▶ [To do] State how many lines contain the string "page", and write nothing else.

▶ [Provided material]
- - - - -

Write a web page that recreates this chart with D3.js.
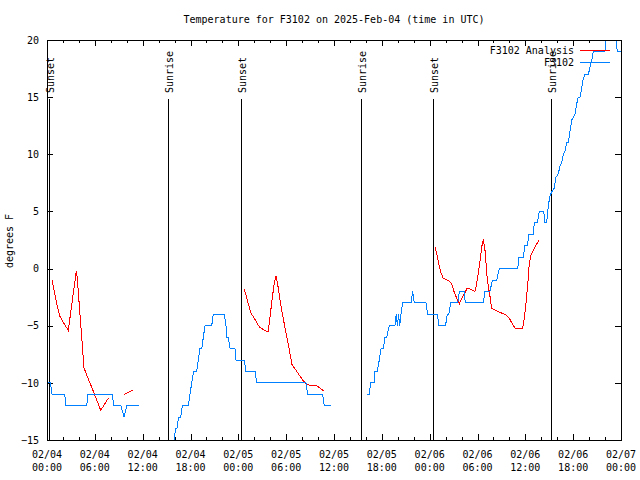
<!DOCTYPE html>
<html><head><meta charset="utf-8">
<script src="https://cdn.jsdelivr.net/npm/d3@7"></script>
<style>
body{margin:0;background:#fff}
svg{display:block}
text{font-family:"DejaVu Sans Mono","Liberation Mono",monospace;font-size:10px;fill:#000}
</style>
</head><body><svg id="c" width="640" height="480"></svg>
<script>
const title = "Temperature for F3102 on 2025-Feb-04 (time in UTC)";
const yLabel = "degrees F";
const seriesNames = ["F3102 Analysis", "F3102"];
const seriesColors = ["#ff0000", "#0080ff"];
const yTicks = [-15, -10, -5, 0, 5, 10, 15, 20];
const xMajorHours = [0, 6, 12, 18, 24, 30, 36, 42, 48, 54, 60, 66, 72];
const startUTC = Date.UTC(2025, 1, 4, 0, 0);

// Observations (hours since 2025-02-04 00:00 UTC), null = gap
const obsHours = [0.13,0.42,0.63,2.22,2.38,4.98,5.14,8.15,8.40,9.28,9.66,10.0,11.54,null,
 15.93,16.14,16.3,16.5,16.77,16.97,17.72,17.94,18.15,18.4,18.78,18.98,19.19,19.41,19.61,19.82,20.66,20.86,22.24,22.45,22.54,22.74,22.96,23.58,23.71,24.75,24.96,26.09,26.30,32.49,32.70,34.58,34.78,35.62,null,
 40.18,40.43,40.6,41.02,41.14,41.43,41.68,41.9,42.18,42.4,42.61,42.94,43.65,43.8,43.95,44.1,44.25,44.4,44.6,45.66,45.87,46.07,47.54,47.75,48.96,49.17,49.99,50.21,50.4,50.64,51.52,51.72,52.34,52.47,54.73,54.94,55.57,55.86,56.41,56.74,59.04,59.21,59.75,59.95,60.25,60.46,61.0,61.13,61.5,61.75,62.3,62.47,62.68,62.88,63.10,63.31,63.60,63.85,64.14,64.35,64.56,64.76,64.98,65.19,65.39,65.60,65.82,66.02,66.23,66.44,66.64,66.86,67.07,67.27,67.49,67.90,68.11,68.32,68.53,69.99,70.12,70.25,71.25,71.38,71.54,72.0];
const obsTemps = [-10,-10,-11,-11,-12,-12,-11,-11,-12,-12,-13,-12,-12,null,
 -15,-14,-14,-13,-13,-12,-12,-11,-10,-9,-9,-8,-7,-7,-6,-5,-5,-4,-4,-5,-6,-6,-7,-7,-8,-8,-9,-9,-10,-10,-11,-11,-12,-12,null,
 -11,-11,-10,-10,-9,-9,-8,-7,-7,-6,-6,-5,-5,-4,-5,-4,-5,-4,-3,-3,-2,-3,-3,-4,-4,-5,-5,-4,-4,-3,-3,-2,-2,-3,-3,-2,-2,-1,-1,0,0,1,1,2,2,3,3,4,4,5,5,4,4,5.5,6.4,6.7,7,8,8.3,9,9.3,10,10.3,11,11,12,13,13.2,13.5,14.4,15,15,15.8,16.6,17,17,17.6,18.2,19,19,20,21,21,20,19,19];

// Analysis
const anaHours = [0.63,1.29,1.63,2.13,2.67,3.68,3.80,4.05,4.43,4.64,4.98,5.90,6.74,7.69,null,9.70,10.75,null,
 24.71,24.96,25.18,25.59,26.0,26.63,27.26,27.72,27.89,28.22,28.51,28.73,28.94,29.35,29.98,30.39,30.73,31.23,32.07,32.49,32.90,33.53,33.96,34.78,null,
 48.67,48.88,49.08,49.38,49.71,50.34,50.76,51.05,51.39,51.72,52.02,52.35,52.72,53.06,53.69,53.90,54.23,54.53,54.73,54.94,55.23,55.57,55.78,56.41,57.04,57.58,57.99,58.42,58.71,59.67,59.83,60.05,60.30,60.50,60.71,61.0,61.43,61.75];
const anaTemps = [-1.0,-3.3,-4.2,-4.8,-5.4,-0.2,-0.85,-3.2,-6.7,-8.7,-9.3,-10.9,-12.4,-11.35,null,-11.0,-10.65,null,
 -1.8,-2.3,-2.9,-3.9,-4.35,-5.1,-5.4,-5.55,-4.8,-2.75,-1.3,-0.65,-1.4,-3.3,-5.65,-7.1,-8.4,-8.9,-9.75,-10.1,-10.2,-10.2,-10.3,-10.75,null,
 1.9,1.3,0.6,-0.3,-0.85,-1.05,-1.3,-2.0,-2.6,-3.1,-2.6,-2.2,-1.7,-1.8,-2.0,-1.3,0.2,1.9,2.55,1.6,-1.0,-2.45,-3.5,-3.7,-3.9,-4.05,-4.35,-4.9,-5.2,-5.2,-4.5,-3.3,-1.4,0.5,1.2,1.6,2.15,2.55];

const sunHours = [0.21, 15.22, 24.28, 39.36, 48.37, 63.27];
const sunLabels = ["Sunset", "Sunrise", "Sunset", "Sunrise", "Sunset", "Sunrise"];

const toDate = h => new Date(startUTC + h * 3600e3);
const L = 47, R = 621, T = 40, B = 440;
const svg = d3.select("#c");
const x = d3.scaleUtc().domain([toDate(0), toDate(72)]).range([L, R]);
const y = d3.scaleLinear().domain([-15, 20]).range([B, T]);

svg.append("text").attr("x", (L + R) / 2).attr("y", 23).attr("text-anchor", "middle").text(title);
svg.append("text").attr("transform", `translate(13,241) rotate(-90)`).attr("text-anchor", "middle").text(yLabel);

const minorDates = d3.range(0, 73, 2).filter(h => h % 6 !== 0).map(toDate);
const majorDates = xMajorHours.map(toDate);

function cleanAxis(g) { g.select(".domain").remove(); g.selectAll("line").attr("stroke", "#000").attr("shape-rendering", "crispEdges"); }

svg.append("g").attr("transform", `translate(0,${B})`).call(d3.axisBottom(x).tickValues(majorDates).tickSize(-6).tickFormat("")).call(cleanAxis);
svg.append("g").attr("transform", `translate(0,${B})`).call(d3.axisBottom(x).tickValues(minorDates).tickSize(-3).tickFormat("")).call(cleanAxis);
svg.append("g").attr("transform", `translate(0,${T})`).call(d3.axisTop(x).tickValues(majorDates).tickSize(-6).tickFormat("")).call(cleanAxis);
svg.append("g").attr("transform", `translate(0,${T})`).call(d3.axisTop(x).tickValues(minorDates).tickSize(-3).tickFormat("")).call(cleanAxis);
const yAx = svg.append("g").attr("transform", `translate(${L},0)`).call(d3.axisLeft(y).tickValues(yTicks).tickSize(-6).tickPadding(8).tickFormat(d3.format("d"))).call(cleanAxis);
yAx.selectAll("text").attr("font-family", null).attr("font-size", null).attr("fill", "#000");
svg.append("g").attr("transform", `translate(${R},0)`).call(d3.axisRight(y).tickValues(yTicks).tickSize(-6).tickFormat("")).call(cleanAxis);

const fmtD = d3.utcFormat("%m/%d"), fmtT = d3.utcFormat("%H:%M");
const xl = svg.append("g").selectAll("text").data(majorDates).join("text")
  .attr("x", d => x(d)).attr("text-anchor", "middle");
xl.append("tspan").attr("x", d => x(d)).attr("y", 458).text(d => fmtD(d));
xl.append("tspan").attr("x", d => x(d)).attr("y", 471).text(d => fmtT(d));

// sunrise/sunset lines
const sun = svg.append("g");
sunHours.forEach((h, i) => {
  const sx = Math.round(x(toDate(h))) + 0.5;
  sun.append("line").attr("x1", sx).attr("x2", sx).attr("y1", 99).attr("y2", B).attr("stroke", "#000").attr("shape-rendering", "crispEdges");
  sun.append("text").attr("transform", `translate(${sx + 4},93) rotate(-90)`).attr("text-anchor", "start").text(sunLabels[i]);
});

svg.append("clipPath").attr("id", "clip").append("rect").attr("x", L).attr("y", T).attr("width", R - L).attr("height", B - T);

const line = d3.line().defined(d => d[1] !== null).x(d => x(toDate(d[0]))).y(d => y(d[1]));
const anaData = anaHours.map((h, i) => [h, anaTemps[i]]);
const obsData = obsHours.map((h, i) => [h, obsTemps[i]]);
const plot = svg.append("g").attr("clip-path", "url(#clip)");
plot.append("path").datum(anaData).attr("d", line).attr("fill", "none").attr("stroke", seriesColors[0]).attr("stroke-width", 1).attr("shape-rendering", "crispEdges");
plot.append("path").datum(obsData).attr("d", line).attr("fill", "none").attr("stroke", seriesColors[1]).attr("stroke-width", 1).attr("shape-rendering", "crispEdges");

// border
svg.append("rect").attr("x", L + 0.5).attr("y", T + 0.5).attr("width", R - L).attr("height", B - T)
  .attr("fill", "none").attr("stroke", "#000").attr("shape-rendering", "crispEdges");

// legend
const lg = svg.append("g");
seriesNames.forEach((n, i) => {
  const ly = 50 + i * 12;
  lg.append("text").attr("x", 574).attr("y", ly + 3.5).attr("text-anchor", "end").text(n);
  lg.append("line").attr("x1", 580).attr("x2", 610).attr("y1", ly + 0.5).attr("y2", ly + 0.5).attr("stroke", seriesColors[i]).attr("shape-rendering", "crispEdges");
});
</script></body></html>
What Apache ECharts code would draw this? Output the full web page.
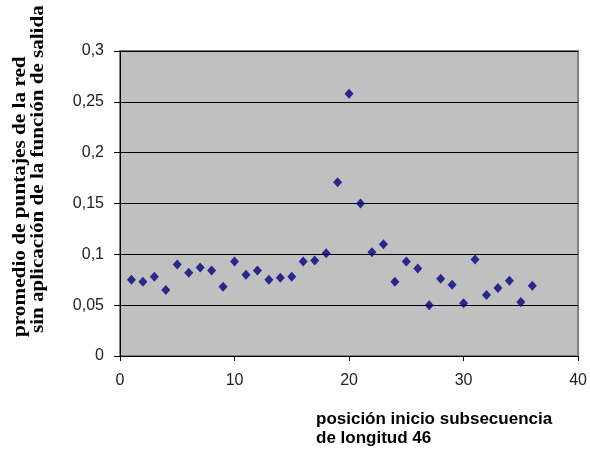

- - - - -

▶ [Correct response] 2